For me I think imposter syndrome makes me want to stay in my safe zone. I see it already in the way I was painting yesterday. I’m working on a new piece that’s not even in the exhibition but as I paint I now feel invisible eyes scrutinising it. I’m scared of getting this painting wrong. In the future I might want to show other paintings to the gallery, this might be one of them so I need to get it right, it needs to be as good as the two accepted for the exhibition and this makes me tentative. I feel myself trying to recreate the paintings already accepted instead of allowing this painting to speak for itself. This  new fledgling piece of art has a lot riding on it in my head now! So I’m at risk of playing it safe.
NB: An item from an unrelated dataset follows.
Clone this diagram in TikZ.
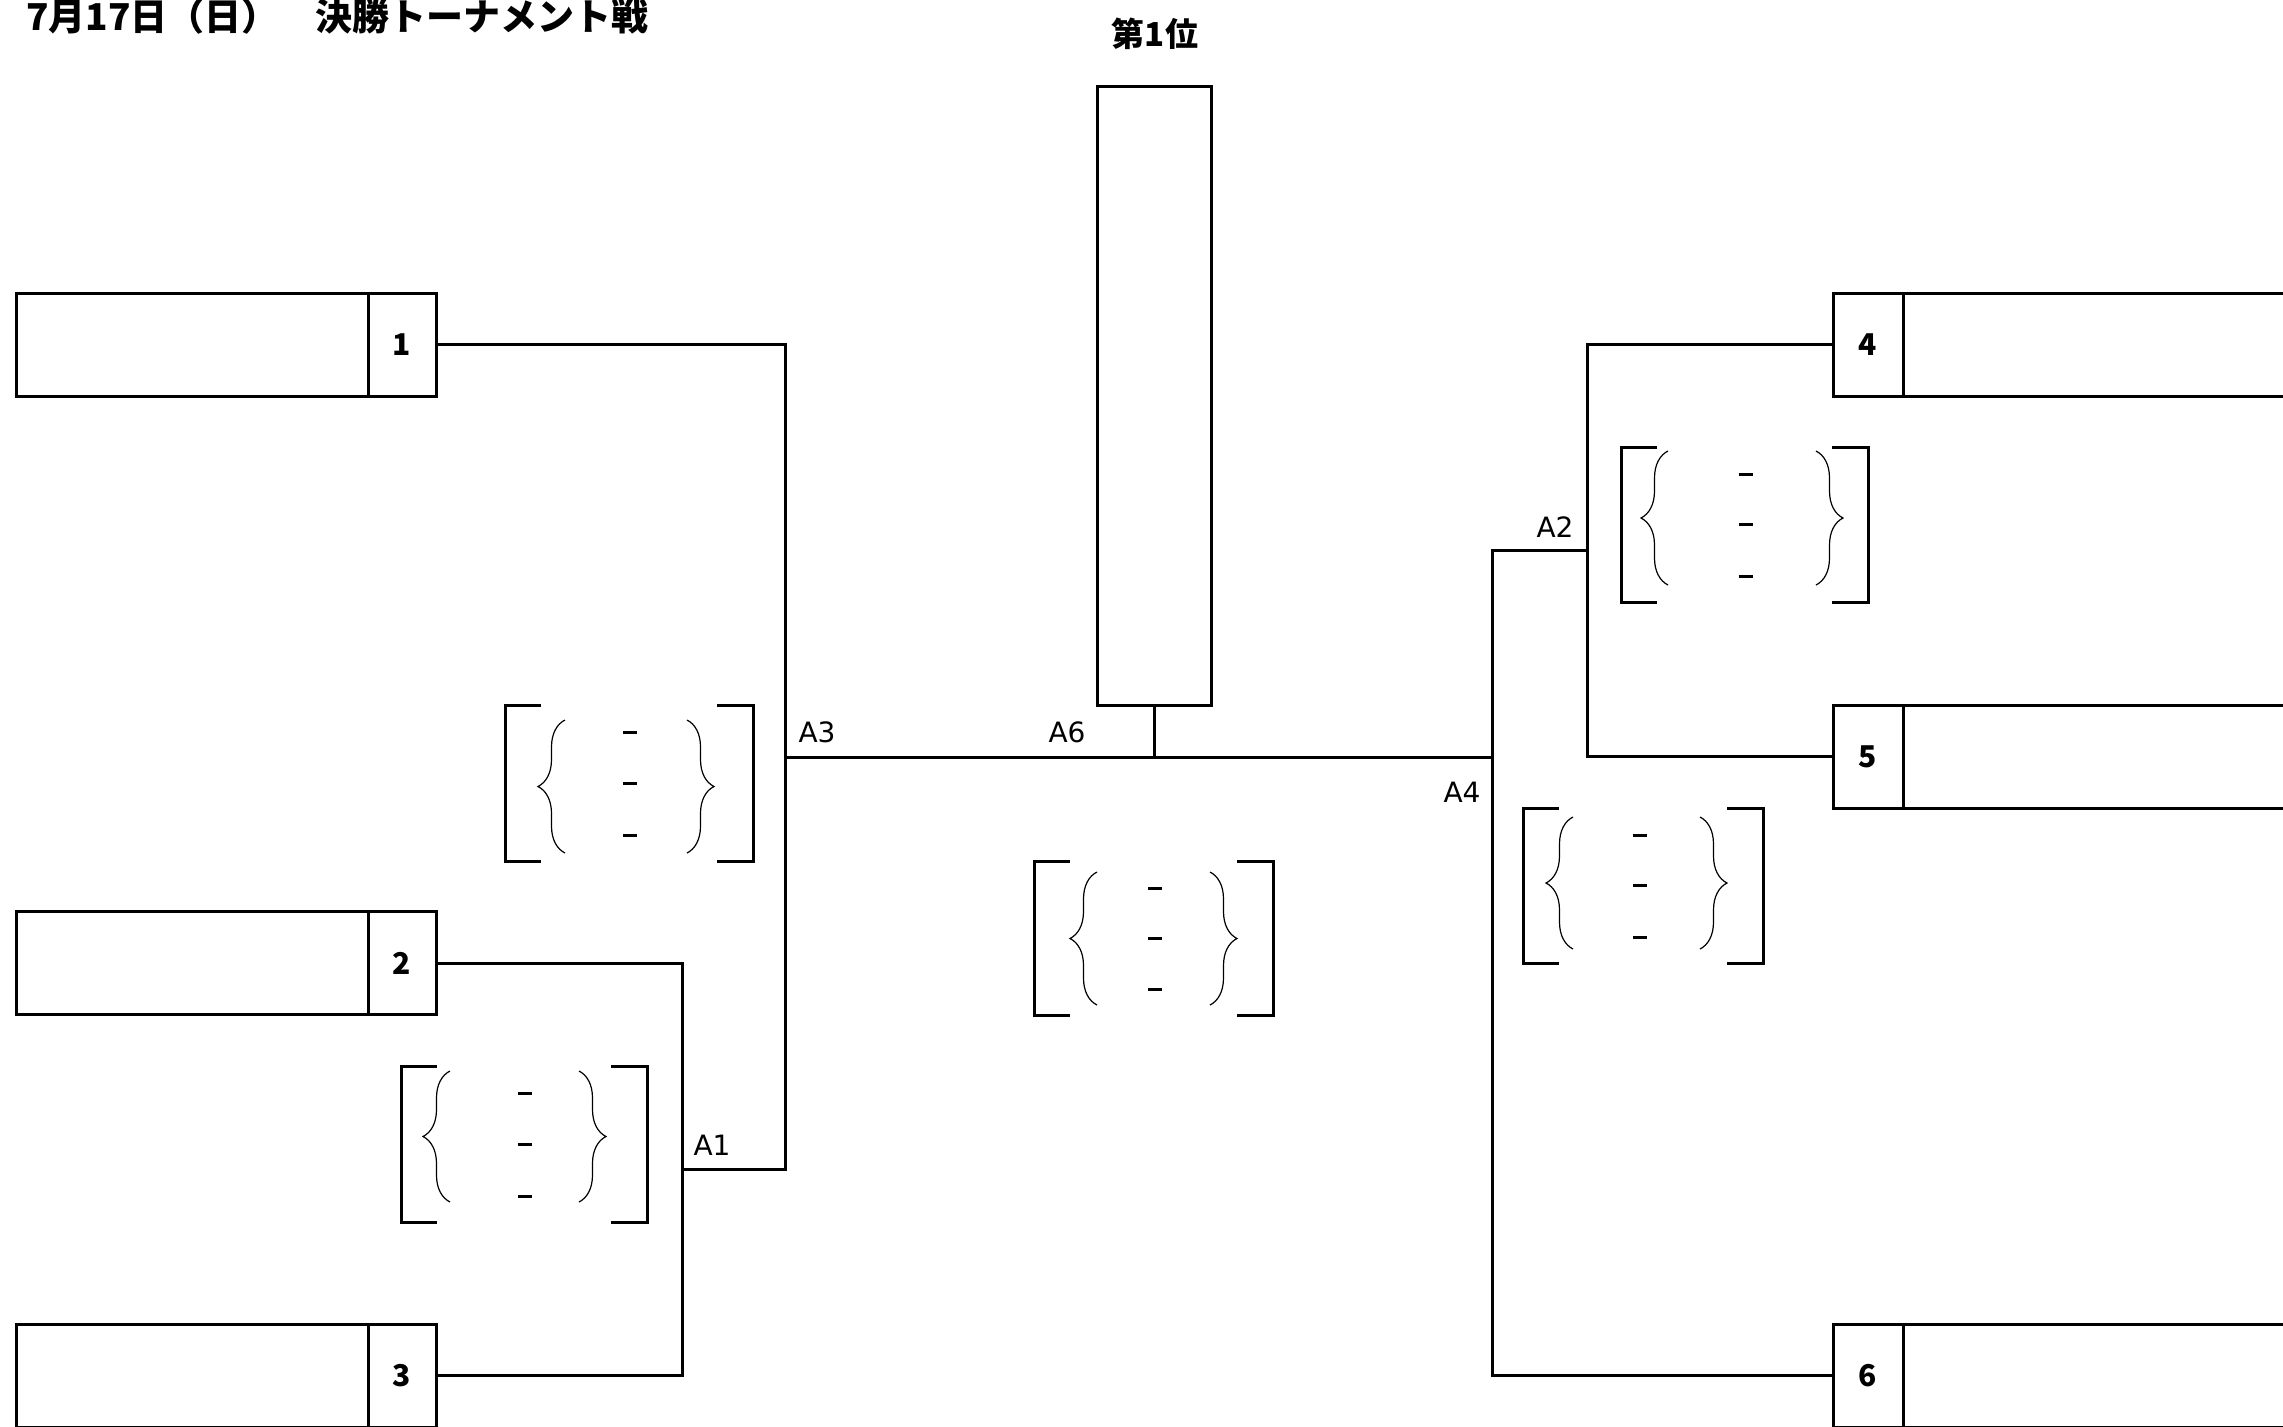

Way too safe.

 

Thankfully I know there are things we can say to ourselves when we start to disappear down the imposter syndrome rabbit hole.
 
In terms of comparing my art to others I need to remind myself that everyone has their own individual style and that it is ok to be different. In fact we should be different if our art is an authentic expression of our personal self and vision because each of us is a unique self with a unique vision. It’s pointless comparing our art to the art of others. Each piece is different, each exists in and of itself as a unique expression of what we, the artist, want and need to express. Comparison takes us nowhere.

 

I know that what I should focus on now as the doubts set in is my own creative process. I need to focus on how I best use my skills to create the art I need to create. And yes I might compare the art I make now with the art I  made earlier in my journey. That’s natural and helpful. When I look back I see huge developments and improvements. I can’t believe I shared some of the art I shared at the start! But clearly at the time I loved it and was proud of it. It’s just that things have moved on now, my skills, abilities and eye for what works have grown. When I look back and see the gap between where I was then and where I am now I feel proud – that gap is a measure of how far I’ve come. And I think that’s the only comparison that really works, the comparison between where you are now and where you were then. Comparing your art with other people’s is fruitless –  everyone else’s art is their own thing and cannot be compared to mine.

 

Seeing the journey I’ve travelled should also now give me the confidence I need to continue to push myself and test my own artistic boundaries. Creativity can and must grow and expand. It cannot be constrained. If I try and play safe because I’m scared of getting it wrong I know I will fail.  I’ve pushed myself in the past and made what one of my followers termed “quantum leaps”. I need to continue with that same mindset with my current painting. It needs space to speak for itself and I need to trust that when it does I will love what it has to say.

 

And I also need to push forward in terms of showing my art in the exhibition at the end of the month. I need to be ready to stand beside my pieces. I need to talk about them on launch night, share my inspiration and welcome the collectors I know will come, the perfect collectors for my art who will feel excited about taking it home to hang on their walls and look at every day. I cannot grow as an artist unless I take this next step. It is the natural next step in my journey.  So I need to go for it. I need to allow myself to feel excited about it and I need to let that excitement feed my creative self so I am motivated to push myself further and create even more art that perfectly expresses what I need it to express in that given moment.

 

And at least I now recognise these negative thoughts and feelings when they arise. That’s important and again is another indicator of growth – in this case mindfulness growth. And recognising these thoughts gives me the opportunity to remind myself that imposter syndrome helps no one, all it does is limit growth. I need to focus on my process and I need to stop comparing myself to others and I need to stop being scared of success. I think that’s the case for us all.

 

So today I’m celebrating the fact I’ve been selected to take part in an exhibition and I’m celebrating all the progress I’ve made over the past few years. It’s been amazing and I’m so excited about where I am now in my art career and what could happen next. But most importantly of all I’m allowing myself to be happy, to simply enjoy the moment. I’m putting aside all the negative anxious “what ifs” and embracing the positive ones – what if they all love my art, what if I meet the perfect collector who will want to collect more of my art in the future, what if this is the start of something bigger. These “what ifs” are so much nicer, they bring a smile to my face and make me excited about the future.  I think I’ll stick with them for awhile.